Man found wearing fake bomb belt causes security scare in jittery Brussels

Man found wearing fake bomb belt causes security scare in jittery Brussels

BRUSSELS – Reuters

Belgian Army soldiers and Belgian police secure a scene after a bomb alert on a major shopping street in Brussels on Tuesday, June 21, 2016. AP Photo

A man who said he was wearing a bomb belt rigged to explode by remote control caused a major scare in a Brussels commercial district on June 21 before police found the device contained only salt and biscuits, officials said. 

The Belgian capital remains on edge under a high security alert three months after three Islamic State of Iraq and the Levant (ISIL) suicide bombers blew themselves up at Brussels Airport and in a metro train, killing 32 people. 

On June 21, Brussels police detained a man near the bustling City2 shopping center after he announced that he was strapped with explosives that would be set off remotely. The area was sealed off while bomb experts checked the man’s belt. 

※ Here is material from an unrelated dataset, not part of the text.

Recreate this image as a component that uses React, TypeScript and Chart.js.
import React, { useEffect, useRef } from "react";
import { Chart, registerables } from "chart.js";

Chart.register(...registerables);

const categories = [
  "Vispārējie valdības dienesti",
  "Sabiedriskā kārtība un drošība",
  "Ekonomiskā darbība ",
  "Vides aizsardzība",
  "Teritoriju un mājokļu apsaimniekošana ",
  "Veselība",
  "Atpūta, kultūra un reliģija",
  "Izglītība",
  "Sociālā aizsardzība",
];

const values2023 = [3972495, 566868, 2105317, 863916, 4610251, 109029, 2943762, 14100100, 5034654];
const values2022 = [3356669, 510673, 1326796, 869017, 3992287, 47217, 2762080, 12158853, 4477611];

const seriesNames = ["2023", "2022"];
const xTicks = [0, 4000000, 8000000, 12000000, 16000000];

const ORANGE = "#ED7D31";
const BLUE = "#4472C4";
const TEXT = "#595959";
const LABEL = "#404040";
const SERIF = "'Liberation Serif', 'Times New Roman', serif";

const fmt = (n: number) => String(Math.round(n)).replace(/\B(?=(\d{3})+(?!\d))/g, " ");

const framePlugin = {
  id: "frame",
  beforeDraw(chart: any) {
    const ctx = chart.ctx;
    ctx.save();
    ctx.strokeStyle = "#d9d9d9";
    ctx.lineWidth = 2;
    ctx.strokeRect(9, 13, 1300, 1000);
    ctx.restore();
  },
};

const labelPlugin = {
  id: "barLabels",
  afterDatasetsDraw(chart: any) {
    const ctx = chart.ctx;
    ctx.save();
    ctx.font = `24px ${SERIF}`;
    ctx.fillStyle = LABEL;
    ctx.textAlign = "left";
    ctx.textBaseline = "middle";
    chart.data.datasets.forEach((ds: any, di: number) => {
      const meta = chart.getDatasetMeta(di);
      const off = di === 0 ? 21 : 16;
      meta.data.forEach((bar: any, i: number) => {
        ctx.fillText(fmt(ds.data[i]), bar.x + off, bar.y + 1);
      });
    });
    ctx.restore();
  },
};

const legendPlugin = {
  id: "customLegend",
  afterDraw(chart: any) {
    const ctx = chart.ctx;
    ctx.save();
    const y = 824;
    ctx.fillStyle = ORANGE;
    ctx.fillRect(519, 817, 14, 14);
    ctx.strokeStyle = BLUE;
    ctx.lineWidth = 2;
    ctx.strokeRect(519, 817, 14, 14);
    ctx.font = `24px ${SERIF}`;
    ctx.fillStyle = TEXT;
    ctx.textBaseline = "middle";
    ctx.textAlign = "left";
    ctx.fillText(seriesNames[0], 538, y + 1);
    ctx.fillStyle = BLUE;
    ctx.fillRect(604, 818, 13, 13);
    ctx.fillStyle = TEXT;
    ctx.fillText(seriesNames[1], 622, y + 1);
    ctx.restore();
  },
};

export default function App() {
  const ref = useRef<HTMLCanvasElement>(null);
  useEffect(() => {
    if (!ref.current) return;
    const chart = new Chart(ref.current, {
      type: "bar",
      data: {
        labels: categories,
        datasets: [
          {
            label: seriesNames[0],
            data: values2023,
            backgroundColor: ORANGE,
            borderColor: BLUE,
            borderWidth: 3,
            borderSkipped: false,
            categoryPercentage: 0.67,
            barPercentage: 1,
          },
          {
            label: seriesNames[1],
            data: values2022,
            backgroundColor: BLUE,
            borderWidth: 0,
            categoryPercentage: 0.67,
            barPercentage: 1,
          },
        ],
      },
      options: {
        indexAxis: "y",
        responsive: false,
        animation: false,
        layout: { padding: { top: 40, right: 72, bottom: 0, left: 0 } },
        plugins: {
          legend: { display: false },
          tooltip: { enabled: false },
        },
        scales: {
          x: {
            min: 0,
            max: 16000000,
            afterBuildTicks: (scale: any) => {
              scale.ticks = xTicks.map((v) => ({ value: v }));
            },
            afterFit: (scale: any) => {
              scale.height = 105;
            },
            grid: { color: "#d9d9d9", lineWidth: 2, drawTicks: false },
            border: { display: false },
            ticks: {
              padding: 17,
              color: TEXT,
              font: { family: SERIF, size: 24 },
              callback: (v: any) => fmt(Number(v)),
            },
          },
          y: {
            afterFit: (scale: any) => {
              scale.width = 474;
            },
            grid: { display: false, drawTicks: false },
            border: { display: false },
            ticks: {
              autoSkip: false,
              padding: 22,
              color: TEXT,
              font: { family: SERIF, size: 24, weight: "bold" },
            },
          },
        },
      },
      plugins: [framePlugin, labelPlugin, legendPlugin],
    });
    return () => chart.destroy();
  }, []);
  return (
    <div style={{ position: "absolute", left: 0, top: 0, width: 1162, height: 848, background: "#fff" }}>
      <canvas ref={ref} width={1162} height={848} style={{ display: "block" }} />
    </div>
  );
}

The man, born in 1990 and identified as J.B., had called police himself to say he had been kidnapped and forced to wear an explosives belt. It proved to be a false alarm. 

“J.B. is known to police, also because of mental problems,” a Brussels prosecutors spokeswoman said, adding however that the incident was still being investigated for possible connections to jihadist militants. 

In 2014 J.B. told police he had been ordered to go to Syria to join Islamist militants fighting in the civil war there, an incident that remains under investigation, prosecutors said. 

Police also located a car that brought J.B. to the shopping mall and were questioning the owner, a police spokesman said. 

Belgium’s Crisis Centre, which oversees security measures, convened with Belgian Prime Minister Charles Michel and Interior Minister Jan Jambon present to discuss this incident.